Given your stated use case 16Gbyte (with the planned storage) will be more than enough however 24 or 32Gb wouldn’t hurt. However given the age of the hardware etc it’s not worth pouring a lot of money into it. ~150$ is about tops I would pay for ECC RAM as it’s going to be e-waste once this box dies or is decommissioned.

Not sure how much storage you really need but less drives would help in a lot of different ways, people including myself like the Toshiba MG** series (enterprise) but the Seagate Exos should be pretty good too. In terms of layout mirrors or RAID-Z(1) with a hot spare (4+1) are probably the best options in terms of value but do keep in mind that resilvering can take a while and your data isn’t secure during that time and of course RAID isn’t a backup either way.

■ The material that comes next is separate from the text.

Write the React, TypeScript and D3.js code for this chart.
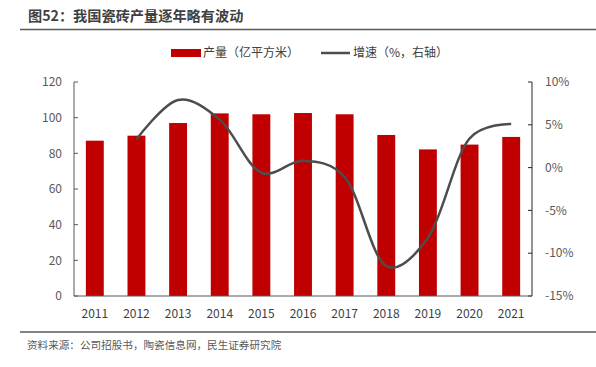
import React from "react";
import * as d3 from "d3";

const years = ["2011","2012","2013","2014","2015","2016","2017","2018","2019","2020","2021"];
const output = [87.1, 89.9, 97.0, 102.4, 101.9, 102.6, 101.9, 90.3, 82.2, 84.9, 89.2];
const growthYears = ["2012","2013","2014","2015","2016","2017","2018","2019","2020","2021"];
const growth = [3.3, 7.9, 5.6, -0.6, 0.8, -1.1, -11.5, -8.2, 3.4, 5.1];
const leftTicks = [0, 20, 40, 60, 80, 100, 120];
const rightTicks = [-15, -10, -5, 0, 5, 10];

const W = 596, H = 367;
const m = { left: 74, right: 532, top: 82, bottom: 296 };
const FONT = "'Noto Sans CJK SC', 'Noto Sans', sans-serif";

export default function App() {
  const x = d3.scaleBand<string>().domain(years).range([m.left, m.right]).paddingInner(0.57).paddingOuter(0.285);
  const yL = d3.scaleLinear().domain([0, 120]).range([m.bottom, m.top]);
  const yR = d3.scaleLinear().domain([-15, 10]).range([m.bottom, m.top]);
  const cx = (y: string) => (x(y) as number) + x.bandwidth() / 2;
  const line = d3.line<number>()
    .x((_, i) => cx(growthYears[i]))
    .y((d) => yR(d))
    .curve(d3.curveCatmullRom.alpha(0.2));
  const tickColor = "#595959";
  return (
    <svg width={W} height={H} style={{ position: "absolute", left: 0, top: 0, background: "#fff" }} fontFamily={FONT}>
      <text x={28} y={21} fontSize={14.2} fontWeight="bold" fill="#404040">图52：我国瓷砖产量逐年略有波动</text>
      <line x1={20} x2={596} y1={29.5} y2={29.5} stroke="#595959" strokeWidth={1.5} />

      {/* legend */}
      <rect x={171} y={49} width={30} height={8} fill="#C00000" />
      <text x={203} y={57} fontSize={12} fill="#404040">产量（亿平方米）</text>
      <line x1={321} x2={350} y1={53} y2={53} stroke="#4d4d4d" strokeWidth={2.5} />
      <text x={353} y={57} fontSize={12} fill="#404040">增速（%，右轴）</text>

      {/* bars */}
      {years.map((y, i) => (
        <rect key={y} x={x(y)} y={yL(output[i])} width={x.bandwidth()} height={m.bottom - yL(output[i])} fill="#C00000" />
      ))}

      {/* axes */}
      <line x1={m.left} x2={m.left} y1={m.top} y2={m.bottom} stroke={tickColor} strokeWidth={1} />
      {leftTicks.map((t) => (
        <g key={t}>
          <line x1={m.left} x2={m.left + 4} y1={yL(t)} y2={yL(t)} stroke={tickColor} />
          <text x={62} y={yL(t)} dy="0.35em" textAnchor="end" fontSize={12} fill="#595959">{t}</text>
        </g>
      ))}
      <line x1={m.right} x2={m.right} y1={m.top} y2={m.bottom} stroke="#262626" strokeWidth={1} />
      {rightTicks.map((t) => (
        <g key={t}>
          <line x1={m.right - 4} x2={m.right} y1={yR(t)} y2={yR(t)} stroke="#262626" />
          <text x={545} y={yR(t)} dy="0.35em" textAnchor="start" fontSize={12} fill="#595959">{t}%</text>
        </g>
      ))}
      <line x1={m.left} x2={m.right} y1={m.bottom} y2={m.bottom} stroke={tickColor} strokeWidth={1.2} />
      {years.map((y) => (
        <text key={y} x={cx(y)} y={314} dy="0.35em" textAnchor="middle" fontSize={12} fill="#404040">{y}</text>
      ))}

      {/* growth line */}
      <path d={line(growth) || ""} fill="none" stroke="#4d4d4d" strokeWidth={2.5} />

      <line x1={20} x2={596} y1={332} y2={332} stroke="#595959" strokeWidth={1.5} />
      <text x={27} y={345} dy="0.35em" fontSize={10.6} fill="#595959">资料来源：公司招股书，陶瓷信息网，民生证券研究院</text>
    </svg>
  );
}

Regarding replacing drives, “pad” your HDDs (ie use partitions) as size might differ slight even between the same model and you need to have least as much space as your smallest storage device/partition offrers.

Regarding performance you can pretty much use a potato and it wont be an issue. If you could reduce the amount of 3.5" HDDs to 4 I’d honestly recommend going for a Odroid-H4 Plus instead, enable IBECC and possibly grab the 4x PCIe “splitter” card for NVME storage as that would serve you well for years and also offers decent 2.5Gbit NICs.